------ Listed records
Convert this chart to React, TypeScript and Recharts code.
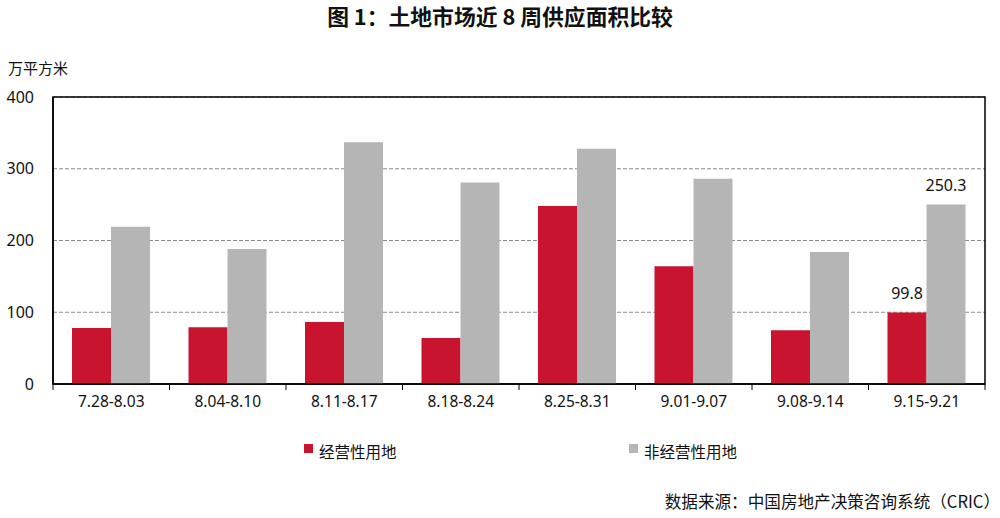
import React from "react";
import {
  BarChart,
  Bar,
  XAxis,
  YAxis,
  CartesianGrid,
  usePlotArea,
} from "recharts";

const categories = [
  "7.28-8.03",
  "8.04-8.10",
  "8.11-8.17",
  "8.18-8.24",
  "8.25-8.31",
  "9.01-9.07",
  "9.08-9.14",
  "9.15-9.21",
];
const commercial = [78, 79, 86.5, 64, 248, 164, 75, 99.8];
const nonCommercial = [219, 188, 337, 281, 328, 286, 184, 250.3];
const yTicks = [0, 100, 200, 300, 400];
const seriesNames = ["经营性用地", "非经营性用地"];
const labeledIndex = 7;

const data = categories.map((c, i) => ({
  cat: c,
  a: commercial[i],
  b: nonCommercial[i],
}));

const RED = "#C8142E";
const GRAY = "#B5B5B5";
const FONT = "'Noto Sans', 'Noto Sans CJK SC', sans-serif";
const CJK = "'Noto Sans CJK SC', 'Noto Sans', sans-serif";

const makeLabel = (props: any) => {
  const { x, y, width, value, index } = props;
  if (index !== labeledIndex) return null;
  return (
    <text
      x={x + width / 2}
      y={y - 13}
      textAnchor="middle"
      fontSize={16}
      fontFamily={FONT}
      fill="#111"
    >
      {value}
    </text>
  );
};

const CatTick = (props: any) => {
  const { x, y, payload, index } = props;
  const half = payload && payload.offset ? payload.offset : 0;
  const axisY = y - 12;
  return (
    <g>
      <line x1={x - half} x2={x - half} y1={axisY} y2={axisY + 6} stroke="#000" strokeWidth={1} />
      {index === categories.length - 1 ? (
        <line x1={x + half} x2={x + half} y1={axisY} y2={axisY + 6} stroke="#000" strokeWidth={1} />
      ) : null}
      <text
        x={x}
        y={y}
        dy="0.71em"
        textAnchor="middle"
        fontSize={15.5}
        fontFamily={FONT}
        fill="#111"
      >
        {payload.value}
      </text>
    </g>
  );
};

const Frame = () => {
  const area = usePlotArea();
  if (!area) return null;
  return (
    <rect
      x={area.x}
      y={area.y}
      width={area.width}
      height={area.height}
      fill="none"
      stroke="#000"
      strokeWidth={1.5}
    />
  );
};

export default function App() {
  return (
    <div
      style={{
        position: "fixed",
        left: 0,
        top: 0,
        width: 1000,
        height: 518,
        background: "#fff",
      }}
    >
      <div
        style={{
          position: "absolute",
          left: 0,
          top: 2,
          width: 1000,
          textAlign: "center",
          fontFamily: CJK,
          fontWeight: 700,
          fontSize: 21.8,
          color: "#111",
          lineHeight: "28px",
        }}
      >
        图 1：土地市场近 8 周供应面积比较
      </div>
      <div
        style={{
          position: "absolute",
          left: 8,
          top: 57,
          fontFamily: CJK,
          fontSize: 15,
          color: "#111",
          lineHeight: "22px",
        }}
      >
        万平方米
      </div>
      <div
        style={{
          position: "absolute",
          left: 304,
          top: 440,
          display: "flex",
          fontFamily: CJK,
          fontSize: 15.5,
          color: "#111",
          lineHeight: "22px",
        }}
      >
        {seriesNames.map((n, i) => (
          <div key={n} style={{ width: 325, display: "flex", alignItems: "center" }}>
            <span
              style={{
                display: "inline-block",
                width: 9,
                height: 9,
                background: i === 0 ? RED : GRAY,
                marginRight: 6,
                position: "relative",
                top: -3,
              }}
            />
            <span>{n}</span>
          </div>
        ))}
      </div>
      <div
        style={{
          position: "absolute",
          right: 0,
          top: 489,
          fontFamily: CJK,
          fontSize: 16.6,
          color: "#111",
          lineHeight: "24px",
          whiteSpace: "nowrap",
        }}
      >
        数据来源：中国房地产决策咨询系统（CRIC）
      </div>
      <BarChart
        width={1000}
        height={518}
        data={data}
        margin={{ top: 97, right: 15, left: 0, bottom: 94 }}
        barGap={0}
        barSize={39}
        style={{ position: "absolute", left: 0, top: 0 }}
      >
        <CartesianGrid
          horizontal={true}
          vertical={false}
          stroke="#8a8a8a"
          strokeDasharray="4 2"
        />
        <XAxis
          dataKey="cat"
          tickLine={false}
          axisLine={{ stroke: "#000", strokeWidth: 1.5 }}
          tick={<CatTick />}
          tickSize={0}
          tickMargin={12}
          height={40}
          interval={0}
        />
        <YAxis
          domain={[0, 400]}
          ticks={yTicks}
          tickLine={false}
          axisLine={{ stroke: "#000", strokeWidth: 1.5 }}
          tick={{ fontSize: 16, fill: "#111", fontFamily: FONT }}
          tickMargin={13}
          width={53}
          interval={0}
        />
        <Bar
          dataKey="a"
          name={seriesNames[0]}
          fill={RED}
          isAnimationActive={false}
          label={makeLabel}
        />
        <Bar
          dataKey="b"
          name={seriesNames[1]}
          fill={GRAY}
          isAnimationActive={false}
          label={makeLabel}
        />
        <Frame />
      </BarChart>
    </div>
  );
}
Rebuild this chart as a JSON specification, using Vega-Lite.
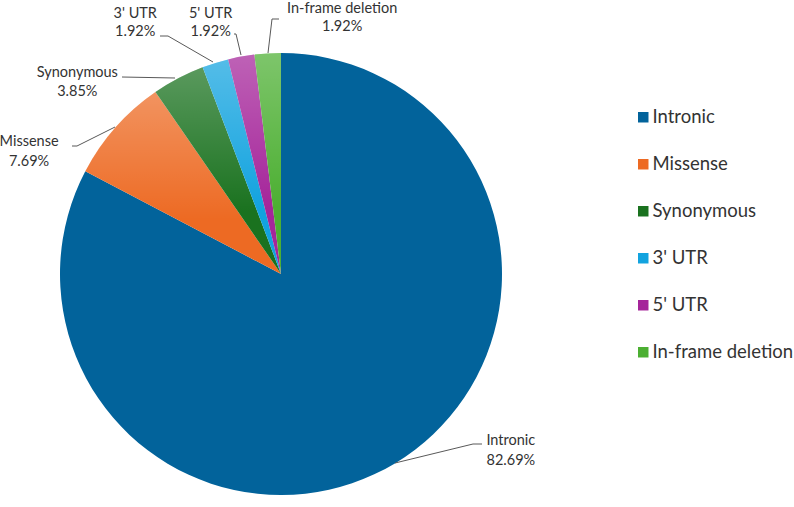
{
  "$schema": "https://vega.github.io/schema/vega-lite/v6.json",
  "width": 562,
  "height": 466,
  "autosize": {"type": "none"},
  "padding": {"left": 0, "top": 41, "right": 232, "bottom": 0},
  "background": "white",
  "config": {"view": {"stroke": null}, "font": "Lato"},
  "data": {
    "values": [
      {"category": "Intronic", "count": 43, "pct": 0.8269, "rank": 0},
      {"category": "Missense", "count": 4, "pct": 0.0769, "rank": 1},
      {"category": "Synonymous", "count": 2, "pct": 0.0385, "rank": 2},
      {"category": "3' UTR", "count": 1, "pct": 0.0192, "rank": 3},
      {"category": "5' UTR", "count": 1, "pct": 0.0192, "rank": 4},
      {"category": "In-frame deletion", "count": 1, "pct": 0.0192, "rank": 5}
    ]
  },
  "encoding": {
    "theta": {"field": "count", "type": "quantitative", "stack": true},
    "order": {"field": "rank", "type": "quantitative"}
  },
  "layer": [
    {
      "mark": {"type": "arc", "outerRadius": 221},
      "encoding": {
        "color": {
          "field": "category",
          "type": "nominal",
          "scale": {
            "domain": ["Intronic", "Missense", "Synonymous", "3' UTR", "5' UTR", "In-frame deletion"],
            "range": ["#02639b", "#ed6a23", "#1a721f", "#12a3df", "#a5259a", "#4caf32"]
          },
          "legend": {
            "title": null,
            "orient": "none",
            "legendX": 634,
            "legendY": 67,
            "symbolType": "square",
            "symbolSize": 110,
            "symbolStrokeWidth": 0,
            "labelFontSize": 18.5,
            "labelFont": "Lato",
            "labelColor": "#333333",
            "labelOffset": 0,
            "rowPadding": 28
          }
        }
      }
    },
    {
      "mark": {
        "type": "arc",
        "outerRadius": 221,
        "fill": {
          "gradient": "linear",
          "x1": 0, "y1": 0, "x2": 0, "y2": 1,
          "stops": [
            {"offset": 0, "color": "rgba(255,255,255,0.28)"},
            {"offset": 0.7, "color": "rgba(255,255,255,0)"}
          ]
        }
      },
      "encoding": {
        "opacity": {"condition": {"test": "datum.rank === 0", "value": 0}, "value": 1}
      }
    },
    {
      "mark": {
        "type": "rule",
        "color": "#595959",
        "strokeWidth": 1
      },
      "encoding": {
        "x": {"value": {"expr": "[395,115,175,213,241,268][datum.rank]"}},
        "y": {"value": {"expr": "[422,86,37,21,14,12][datum.rank]"}},
        "x2": {"value": {"expr": "[473,77,122,168,236,272][datum.rank]"}},
        "y2": {"value": {"expr": "[403,105,36,-5,-7,-22][datum.rank]"}}
      }
    },
    {
      "mark": {
        "type": "rule",
        "color": "#595959",
        "strokeWidth": 1
      },
      "encoding": {
        "x": {"value": {"expr": "[473,77,122,168,236,272][datum.rank]"}},
        "y": {"value": {"expr": "[403,105,36,-5,-7,-22][datum.rank]"}},
        "x2": {"value": {"expr": "[482,72,122,160,234,279][datum.rank]"}},
        "y2": {"value": {"expr": "[403,105,36,-5,-7,-22][datum.rank]"}}
      }
    },
    {
      "mark": {
        "type": "text",
        "radius": 221,
        "fontSize": 14.5,
        "color": "#333333",
        "align": "center",
        "baseline": "middle",
        "dx": {"expr": "[115.5,-86.5,-101,-80,-30.5,74.5][datum.rank]"},
        "dy": {"expr": "[-22,14.5,-5.4,-49,-42.6,-44.5][datum.rank]"}
      },
      "encoding": {"text": {"field": "category"}}
    },
    {
      "mark": {
        "type": "text",
        "radius": 221,
        "fontSize": 14.5,
        "color": "#333333",
        "align": "center",
        "baseline": "middle",
        "dx": {"expr": "[115.5,-86.5,-101,-80,-30.5,74.5][datum.rank]"},
        "dy": {"expr": "[-2,34.5,13.6,-31,-24.6,-26][datum.rank]"}
      },
      "encoding": {"text": {"field": "pct", "format": ".2%"}}
    }
  ]
}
------------
Pull every line containing the word "this" out of the material and copy it.

Convert this chart to React, TypeScript and Recharts code.
Rebuild this chart as a JSON specification, using Vega-Lite.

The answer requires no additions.